According to the Vedic tradition, these groups of activities make up the lifestyle of the person who is seeking self-knowledge and are completely interdependent; therefore, these activities cannot be conceived as being separate from one another.

Devotion, like any other emotion, depends on knowledge. In order to really love someone you must know that someone and we can even say that love is the appreciation that comes from getting to know the other. If the scripture is the means of knowledge of the Creator, how can we separate the devotional practice from the study of the scriptures? Without the light of the Vedas, devotional practices – however sincere they intend to be – become mere chants without any real meaning.

It is not possible to study the Vedas without a mind that is prepared through meditation. The superficial and unfocused mind of everyday life does not have the depth necessary to appreciate the meaning of the Vedas, much less the ability to deal with the emotions needed for this search.
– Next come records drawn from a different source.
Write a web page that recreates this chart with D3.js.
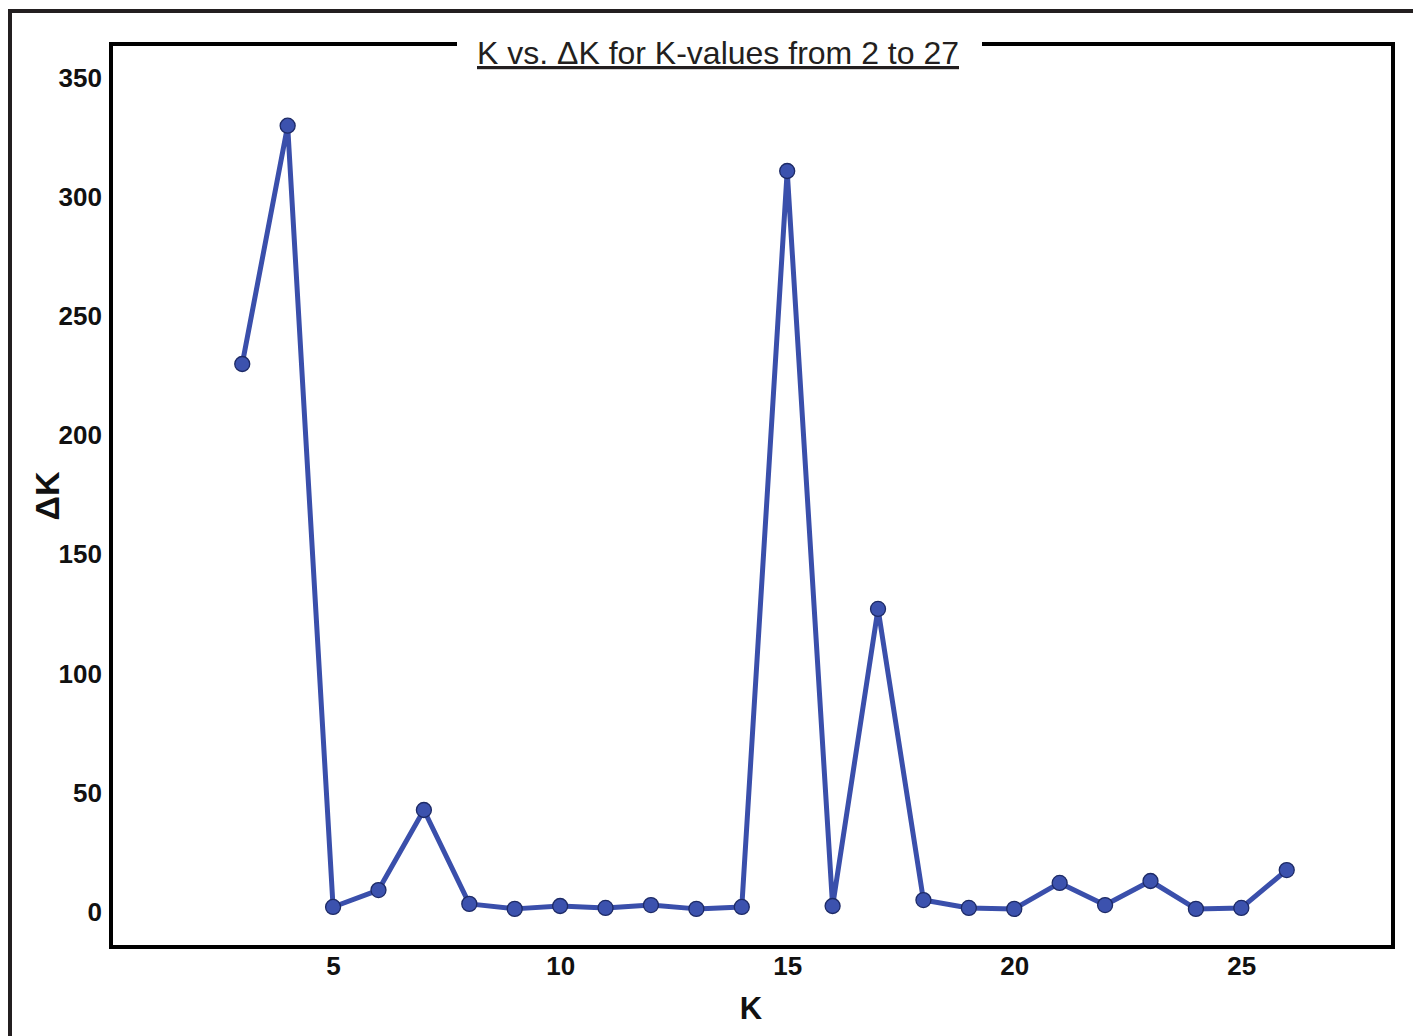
<!DOCTYPE html>
<html><head><meta charset="utf-8">
<script src="https://cdn.jsdelivr.net/npm/d3@7"></script>
<style>body{margin:0;background:#fff}svg{display:block}</style>
</head><body>
<script>
const kValues = [3,4,5,6,7,8,9,10,11,12,13,14,15,16,17,18,19,20,21,22,23,24,25,26];
const deltaK = [230,330,2.1,9.2,42.8,3.4,1.3,2.5,1.7,2.9,1.3,2.1,311,2.5,127.2,5,1.7,1.3,12.2,2.9,13,1.3,1.7,17.6];
const xTicks = [5,10,15,20,25];
const yTicks = [0,50,100,150,200,250,300,350];
const titleText = "K vs. ΔK for K-values from 2 to 27";
const xLabel = "K", yLabel = "ΔK";

const W = 1413, H = 1036;
const svg = d3.select("body").append("svg").attr("width", W).attr("height", H);
const font = "'Liberation Sans', Arial, sans-serif";

// outer border
svg.append("rect").attr("x",10).attr("y",11).attr("width",W+20).attr("height",H+20)
  .attr("fill","none").attr("stroke","#231f20").attr("stroke-width",4);

const L=111, R=1393, T=44, B=947;
const x = d3.scaleLinear().domain([0.11, 28.34]).range([L, R]);
const y = d3.scaleLinear().domain([-14.7, 364.3]).range([B, T]);

svg.append("rect").attr("x",L).attr("y",T).attr("width",R-L).attr("height",B-T)
  .attr("fill","none").attr("stroke","#000").attr("stroke-width",4);

// axes (labels only)
const xAxis = svg.append("g").attr("transform",`translate(0,${B})`)
  .call(d3.axisBottom(x).tickValues(xTicks).tickSize(0).tickPadding(10));
const yAxis = svg.append("g").attr("transform",`translate(${L},0)`)
  .call(d3.axisLeft(y).tickValues(yTicks).tickSize(0).tickPadding(9));
[xAxis,yAxis].forEach(a=>{
  a.select(".domain").remove();
  a.selectAll("text").attr("font-family",font).attr("font-size",26).attr("font-weight","bold").attr("fill","#111");
});

// title with white box
const tg = svg.append("g");
tg.append("rect").attr("x",457).attr("y",30).attr("width",525).attr("height",30).attr("fill","#fff");
tg.append("text").attr("x",718).attr("y",64).attr("text-anchor","middle")
  .attr("font-family",font).attr("font-size",32).attr("fill","#231f20")
  .attr("text-decoration","underline").text(titleText);

svg.append("text").attr("x",751).attr("y",1019).attr("text-anchor","middle")
  .attr("font-family",font).attr("font-size",31).attr("font-weight","bold").attr("fill","#111").text(xLabel);
svg.append("text").attr("transform","translate(59,496) rotate(-90)").attr("text-anchor","middle")
  .attr("font-family",font).attr("font-size",34).attr("font-weight","bold").attr("fill","#111").text(yLabel);

const data = kValues.map((k,i)=>({k, v: deltaK[i]}));
svg.append("path").datum(data)
  .attr("d", d3.line().x(d=>x(d.k)).y(d=>y(d.v)))
  .attr("fill","none").attr("stroke","#3a4fab").attr("stroke-width",5).attr("stroke-linejoin","round");
svg.selectAll("circle.pt").data(data).enter().append("circle").attr("class","pt")
  .attr("cx",d=>x(d.k)).attr("cy",d=>y(d.v)).attr("r",7.5)
  .attr("fill","#3c52ae").attr("stroke","#1d2a66").attr("stroke-width",1.3);
</script>
</body></html>
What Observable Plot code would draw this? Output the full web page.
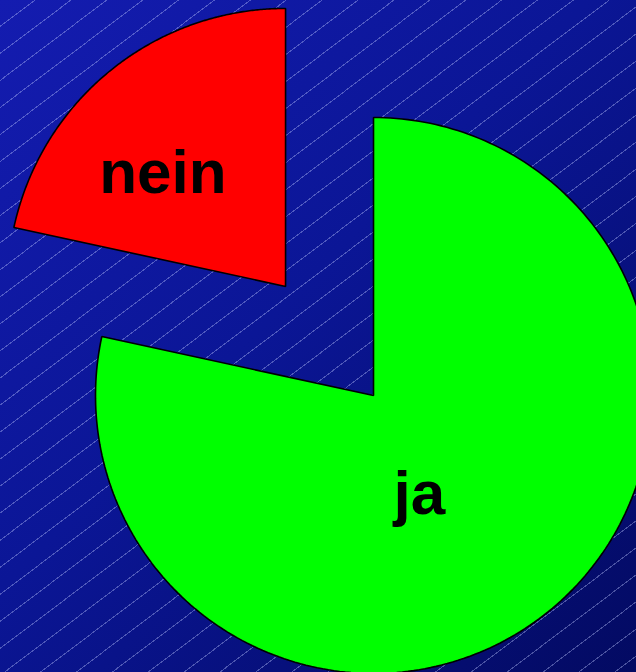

Emotions in turn are worked out with the attitude in action, no meditation can replace the ability of the world to bring out our past traumas or love, for example, the feelings we have for a child.

Lastly, to live well and healthy and to be able to meditate, postures are essential, regardless of the name of the Yoga the person is doing. Yoga is essentially all the same: there is Paschimottanāsana for the suffering of all and Shavāsana for the joy of all. It should provide health, the ability to sit properly without disruptions and to bring about a contemplative state in the mind.

We cannot separate the activities associated with the search for self-knowledge and there are no “types of yoga” from which to choose. The word Yoga is used in its origin to refer to the necessary preparation for the study of the scriptures and ultimately self-knowledge. In the Vedas, it generally appears ranking the word “mind”, making the distinction between the scattered, emotionally disconnected or out of control mind against the focused, integrated, and objective mind. Hence, we have the word “yoga”, which is the set of activities that makes this integration with the mind, and the word “yogi” to describe one who desires self-knowledge and adopts the lifestyle of the scriptures that constitute these practices – yoga.

The activities of this lifestyle are like the “hooves” on a horse, all must be working in harmony in order for the yogi to prepare the mind and to embark on the spiritual journey.